Aim >> Give the listing again exactly, omitting its images.

Raw data >>
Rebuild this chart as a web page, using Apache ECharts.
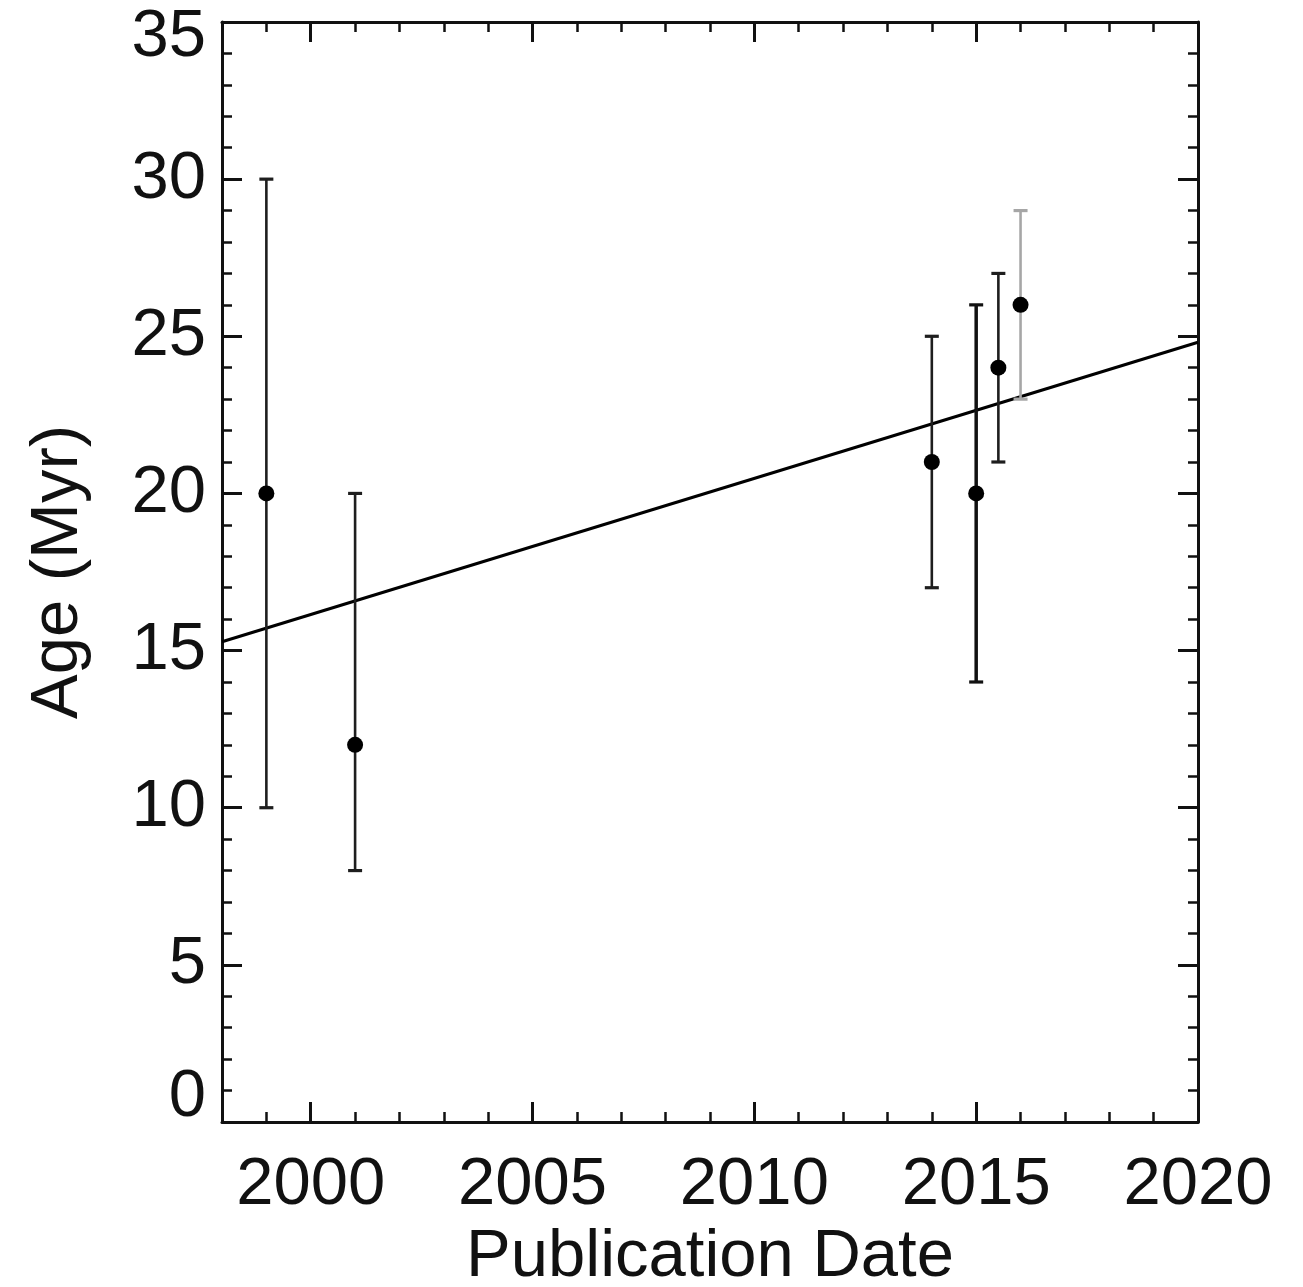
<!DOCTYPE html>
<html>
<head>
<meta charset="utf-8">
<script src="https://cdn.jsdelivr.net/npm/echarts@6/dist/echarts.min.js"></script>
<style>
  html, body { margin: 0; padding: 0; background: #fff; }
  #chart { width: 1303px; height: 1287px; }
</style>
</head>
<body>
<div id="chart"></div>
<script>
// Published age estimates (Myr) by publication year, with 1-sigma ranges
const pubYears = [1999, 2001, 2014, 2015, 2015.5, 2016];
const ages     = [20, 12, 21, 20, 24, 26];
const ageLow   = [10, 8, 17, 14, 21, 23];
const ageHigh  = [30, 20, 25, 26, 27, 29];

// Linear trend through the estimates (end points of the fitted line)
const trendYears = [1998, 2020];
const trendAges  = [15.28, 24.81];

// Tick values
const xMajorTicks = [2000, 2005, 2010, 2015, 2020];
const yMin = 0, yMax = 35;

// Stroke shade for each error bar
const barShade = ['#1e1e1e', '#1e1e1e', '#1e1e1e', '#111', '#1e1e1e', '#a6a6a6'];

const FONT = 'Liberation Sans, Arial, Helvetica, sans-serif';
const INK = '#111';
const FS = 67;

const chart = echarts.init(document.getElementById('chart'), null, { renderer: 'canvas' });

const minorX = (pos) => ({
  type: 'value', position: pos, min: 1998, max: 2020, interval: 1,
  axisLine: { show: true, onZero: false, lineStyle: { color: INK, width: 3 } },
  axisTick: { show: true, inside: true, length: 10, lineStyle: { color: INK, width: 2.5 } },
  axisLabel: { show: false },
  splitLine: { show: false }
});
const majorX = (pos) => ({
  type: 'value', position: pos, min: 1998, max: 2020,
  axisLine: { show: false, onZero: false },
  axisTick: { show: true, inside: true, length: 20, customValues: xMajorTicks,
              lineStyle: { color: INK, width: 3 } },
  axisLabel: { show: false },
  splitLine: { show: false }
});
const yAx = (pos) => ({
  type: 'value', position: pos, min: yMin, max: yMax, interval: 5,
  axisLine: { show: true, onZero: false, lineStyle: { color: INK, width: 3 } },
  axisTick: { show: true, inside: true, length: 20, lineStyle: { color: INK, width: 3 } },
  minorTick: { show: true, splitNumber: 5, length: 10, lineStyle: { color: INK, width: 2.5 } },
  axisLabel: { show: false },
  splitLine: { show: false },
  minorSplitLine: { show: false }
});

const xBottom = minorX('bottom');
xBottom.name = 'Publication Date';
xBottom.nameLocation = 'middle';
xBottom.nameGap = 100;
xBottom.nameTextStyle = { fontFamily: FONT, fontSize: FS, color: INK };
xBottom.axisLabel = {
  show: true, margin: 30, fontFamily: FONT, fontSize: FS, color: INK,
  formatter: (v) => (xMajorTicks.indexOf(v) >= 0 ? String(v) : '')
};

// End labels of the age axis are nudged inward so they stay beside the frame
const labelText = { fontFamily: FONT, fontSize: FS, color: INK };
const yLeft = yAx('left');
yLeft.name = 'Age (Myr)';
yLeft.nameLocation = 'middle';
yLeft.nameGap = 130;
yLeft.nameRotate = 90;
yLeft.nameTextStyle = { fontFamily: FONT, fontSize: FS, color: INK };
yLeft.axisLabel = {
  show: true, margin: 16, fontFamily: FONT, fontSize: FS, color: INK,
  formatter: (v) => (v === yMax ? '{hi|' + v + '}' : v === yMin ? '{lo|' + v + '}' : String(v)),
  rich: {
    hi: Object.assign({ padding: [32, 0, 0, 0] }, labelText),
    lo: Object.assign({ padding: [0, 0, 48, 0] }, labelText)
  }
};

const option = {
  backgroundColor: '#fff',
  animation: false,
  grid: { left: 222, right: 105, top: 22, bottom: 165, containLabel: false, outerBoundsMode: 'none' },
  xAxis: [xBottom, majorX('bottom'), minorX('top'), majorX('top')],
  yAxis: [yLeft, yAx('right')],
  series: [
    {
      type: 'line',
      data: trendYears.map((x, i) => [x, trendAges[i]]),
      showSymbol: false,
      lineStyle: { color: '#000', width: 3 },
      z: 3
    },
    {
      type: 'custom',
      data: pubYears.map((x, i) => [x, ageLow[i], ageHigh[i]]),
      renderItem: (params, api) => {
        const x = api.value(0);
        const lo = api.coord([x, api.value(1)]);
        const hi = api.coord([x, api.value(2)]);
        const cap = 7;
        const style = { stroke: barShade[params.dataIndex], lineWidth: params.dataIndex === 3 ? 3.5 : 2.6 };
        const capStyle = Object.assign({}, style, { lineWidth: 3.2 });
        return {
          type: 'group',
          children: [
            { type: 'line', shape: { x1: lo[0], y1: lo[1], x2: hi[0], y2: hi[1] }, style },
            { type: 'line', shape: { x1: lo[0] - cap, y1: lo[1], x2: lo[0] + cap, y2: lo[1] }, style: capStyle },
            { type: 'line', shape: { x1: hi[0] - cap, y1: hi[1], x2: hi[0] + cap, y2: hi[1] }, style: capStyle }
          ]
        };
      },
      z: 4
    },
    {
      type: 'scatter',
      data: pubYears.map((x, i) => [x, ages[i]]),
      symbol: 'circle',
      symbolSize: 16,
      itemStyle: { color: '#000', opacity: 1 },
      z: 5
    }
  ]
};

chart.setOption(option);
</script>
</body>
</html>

Answer below >>
Rebuild this chart as a web page, using Apache ECharts.
<!DOCTYPE html>
<html>
<head>
<meta charset="utf-8">
<script src="https://cdn.jsdelivr.net/npm/echarts@6/dist/echarts.min.js"></script>
<style>
  html, body { margin: 0; padding: 0; background: #fff; }
  #chart { width: 1303px; height: 1287px; }
</style>
</head>
<body>
<div id="chart"></div>
<script>
// Published age estimates (Myr) by publication year, with 1-sigma ranges
const pubYears = [1999, 2001, 2014, 2015, 2015.5, 2016];
const ages     = [20, 12, 21, 20, 24, 26];
const ageLow   = [10, 8, 17, 14, 21, 23];
const ageHigh  = [30, 20, 25, 26, 27, 29];

// Linear trend through the estimates (end points of the fitted line)
const trendYears = [1998, 2020];
const trendAges  = [15.28, 24.81];

// Tick values
const xMajorTicks = [2000, 2005, 2010, 2015, 2020];
const yMin = 0, yMax = 35;

// Stroke shade for each error bar
const barShade = ['#1e1e1e', '#1e1e1e', '#1e1e1e', '#111', '#1e1e1e', '#a6a6a6'];

const FONT = 'Liberation Sans, Arial, Helvetica, sans-serif';
const INK = '#111';
const FS = 67;

const chart = echarts.init(document.getElementById('chart'), null, { renderer: 'canvas' });

const minorX = (pos) => ({
  type: 'value', position: pos, min: 1998, max: 2020, interval: 1,
  axisLine: { show: true, onZero: false, lineStyle: { color: INK, width: 3 } },
  axisTick: { show: true, inside: true, length: 10, lineStyle: { color: INK, width: 2.5 } },
  axisLabel: { show: false },
  splitLine: { show: false }
});
const majorX = (pos) => ({
  type: 'value', position: pos, min: 1998, max: 2020,
  axisLine: { show: false, onZero: false },
  axisTick: { show: true, inside: true, length: 20, customValues: xMajorTicks,
              lineStyle: { color: INK, width: 3 } },
  axisLabel: { show: false },
  splitLine: { show: false }
});
const yAx = (pos) => ({
  type: 'value', position: pos, min: yMin, max: yMax, interval: 5,
  axisLine: { show: true, onZero: false, lineStyle: { color: INK, width: 3 } },
  axisTick: { show: true, inside: true, length: 20, lineStyle: { color: INK, width: 3 } },
  minorTick: { show: true, splitNumber: 5, length: 10, lineStyle: { color: INK, width: 2.5 } },
  axisLabel: { show: false },
  splitLine: { show: false },
  minorSplitLine: { show: false }
});

const xBottom = minorX('bottom');
xBottom.name = 'Publication Date';
xBottom.nameLocation = 'middle';
xBottom.nameGap = 100;
xBottom.nameTextStyle = { fontFamily: FONT, fontSize: FS, color: INK };
xBottom.axisLabel = {
  show: true, margin: 30, fontFamily: FONT, fontSize: FS, color: INK,
  formatter: (v) => (xMajorTicks.indexOf(v) >= 0 ? String(v) : '')
};

// End labels of the age axis are nudged inward so they stay beside the frame
const labelText = { fontFamily: FONT, fontSize: FS, color: INK };
const yLeft = yAx('left');
yLeft.name = 'Age (Myr)';
yLeft.nameLocation = 'middle';
yLeft.nameGap = 130;
yLeft.nameRotate = 90;
yLeft.nameTextStyle = { fontFamily: FONT, fontSize: FS, color: INK };
yLeft.axisLabel = {
  show: true, margin: 16, fontFamily: FONT, fontSize: FS, color: INK,
  formatter: (v) => (v === yMax ? '{hi|' + v + '}' : v === yMin ? '{lo|' + v + '}' : String(v)),
  rich: {
    hi: Object.assign({ padding: [32, 0, 0, 0] }, labelText),
    lo: Object.assign({ padding: [0, 0, 48, 0] }, labelText)
  }
};

const option = {
  backgroundColor: '#fff',
  animation: false,
  grid: { left: 222, right: 105, top: 22, bottom: 165, containLabel: false, outerBoundsMode: 'none' },
  xAxis: [xBottom, majorX('bottom'), minorX('top'), majorX('top')],
  yAxis: [yLeft, yAx('right')],
  series: [
    {
      type: 'line',
      data: trendYears.map((x, i) => [x, trendAges[i]]),
      showSymbol: false,
      lineStyle: { color: '#000', width: 3 },
      z: 3
    },
    {
      type: 'custom',
      data: pubYears.map((x, i) => [x, ageLow[i], ageHigh[i]]),
      renderItem: (params, api) => {
        const x = api.value(0);
        const lo = api.coord([x, api.value(1)]);
        const hi = api.coord([x, api.value(2)]);
        const cap = 7;
        const style = { stroke: barShade[params.dataIndex], lineWidth: params.dataIndex === 3 ? 3.5 : 2.6 };
        const capStyle = Object.assign({}, style, { lineWidth: 3.2 });
        return {
          type: 'group',
          children: [
            { type: 'line', shape: { x1: lo[0], y1: lo[1], x2: hi[0], y2: hi[1] }, style },
            { type: 'line', shape: { x1: lo[0] - cap, y1: lo[1], x2: lo[0] + cap, y2: lo[1] }, style: capStyle },
            { type: 'line', shape: { x1: hi[0] - cap, y1: hi[1], x2: hi[0] + cap, y2: hi[1] }, style: capStyle }
          ]
        };
      },
      z: 4
    },
    {
      type: 'scatter',
      data: pubYears.map((x, i) => [x, ages[i]]),
      symbol: 'circle',
      symbolSize: 16,
      itemStyle: { color: '#000', opacity: 1 },
      z: 5
    }
  ]
};

chart.setOption(option);
</script>
</body>
</html>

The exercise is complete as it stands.